Entangling-gate error from coherently displaced motional modes of trapped ions

Entangling gates in trapped-ion quantum computers are most often applied to stationary ions with initial motional distributions that are thermal and close to the ground state, while those demonstrations that involve transport generally use sympathetic cooling to reinitialize the motional state prior to applying a gate. Future systems with more ions, however, will face greater nonthermal excitation due to increased amounts of ion transport and exacerbated by longer operational times and variations over the trap array. In addition, pregate sympathetic cooling may be limited due to time costs and laser access constraints.
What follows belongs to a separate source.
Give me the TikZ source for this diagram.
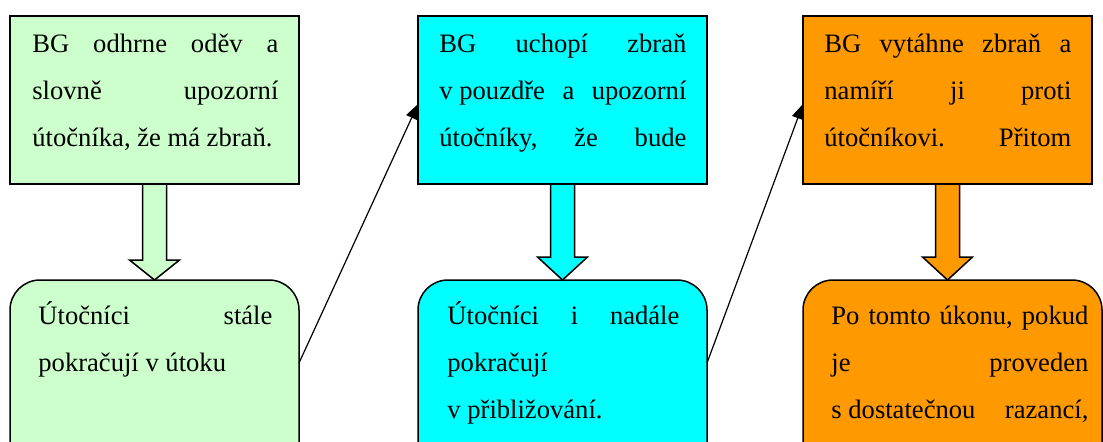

In this paper, we analyze the impact of such coherent motional excitation on entangling-gate error by performing simulations of Mølmer-Sørenson (MS) gates on a pair of trapped-ion qubits with both thermal and coherent excitation present in a shared motional mode at the start of the gate. We quantify how a small amount of coherent displacement erodes gate performance in the presence of experimental noise, and we demonstrate that adjusting the relative phase between the initial coherent displacement and the displacement induced by the gate or using Walsh modulation can suppress this error. We then use experimental data from transported ions to analyze the impact of coherent displacement on MS-gate error under realistic conditions.

Figure 1

Entanglement infidelity ${\epsilon }_e$ and diamond error ${\epsilon }_{\diamond }$ for an MS gate vs motional frequency error $\delta \nu /2\pi$ with ${\overline{n}}_{\text{th}}=0$. From bottom (lightest) to top (darkest) in each plot, the calculations are for ${\left|\alpha \right|}^2=0$ to 2 in steps of 0.4 with $\varphi =0$ (solid lines) and with $\varphi =\pi /2$ (dashed lines). For ${\left|\alpha \right|}^2=0$, the gate error is the same for both values of $\varphi$.

Figure 2

Entanglement infidelity ${\epsilon }_e$ and diamond error ${\epsilon }_{\diamond }$ for an MS gate averaged over a Gaussian distribution of motional frequencies with width $\sigma /2\pi =600$ Hz and centered at ${\nu }_0/2\pi =3$ MHz vs the phase $\varphi$ of the initial coherent state. From bottom (lightest) to top (darkest) in each plot, the calculations are for ${\left|\alpha \right|}^2=0$ to 2 in steps of 0.4 with ${\overline{n}}_{\text{th}}=0$ (a) and for ${\overline{n}}_{\text{th}}=0$ to 2 in steps of 0.4 with ${\left|\alpha \right|}^2=1$ (b).

Figure 3

Entanglement infidelity ${\epsilon }_e$ (upper plots) and diamond error ${\epsilon }_{\diamond }$ (lower plots) for an MS gate averaged over a Gaussian distribution of motional frequencies with width $\sigma /2\pi =600$ Hz and centered at ${\nu }_0/2\pi =3$ MHz vs ${\left|\alpha \right|}^2$ and ${\overline{n}}_{\text{th}}$, for $\varphi =0$ (a) and for $\varphi =\pi /2$ (b). In each plot, the color represents increasing gate error from lightest to darkest, and the contours start at 0.01 and increase in steps of 0.01 from the lower left to the upper right.

Figure 4

Entanglement infidelity ${\epsilon }_e$ (a) and diamond error ${\epsilon }_{\diamond }$ (b) for an MS gate with first-order Walsh modulation averaged over a Gaussian distribution of motional frequencies with width $\sigma /2\pi =600$ Hz and centered at ${\nu }_0/2\pi =3$ MHz vs ${\left|\alpha \right|}^2$ and ${\overline{n}}_{\text{th}}$. There is no dependence on $\varphi$. In each plot, the color represents increasing gate error from lightest to darkest, and the contours start at 0.002 and increase in steps of 0.002 from the lower left to the upper right.

Figure 5

Excited-state probability $P_e$ during blue-sideband Rabi-flopping experiments and the log-likelihood vs ${\left|\alpha \right|}^2$ and ${\overline{n}}_{\text{th}}$ for $E_z=0$ (a) and for $E_z=40$ V/m (b). In the upper plots, the black dots are the average of $M=500$ measurements at each time step. The blue vertical line segments are the corresponding statistical error bars, and the orange line is the best-fit model of $P_e$ based on a maximum likelihood estimation. In the lower plots, the color scales range from the maximum likelihood (lightest) to $e^{-1}$ times the maximum likelihood (darkest), i.e., to one sigma. The black contours occur every five sigma.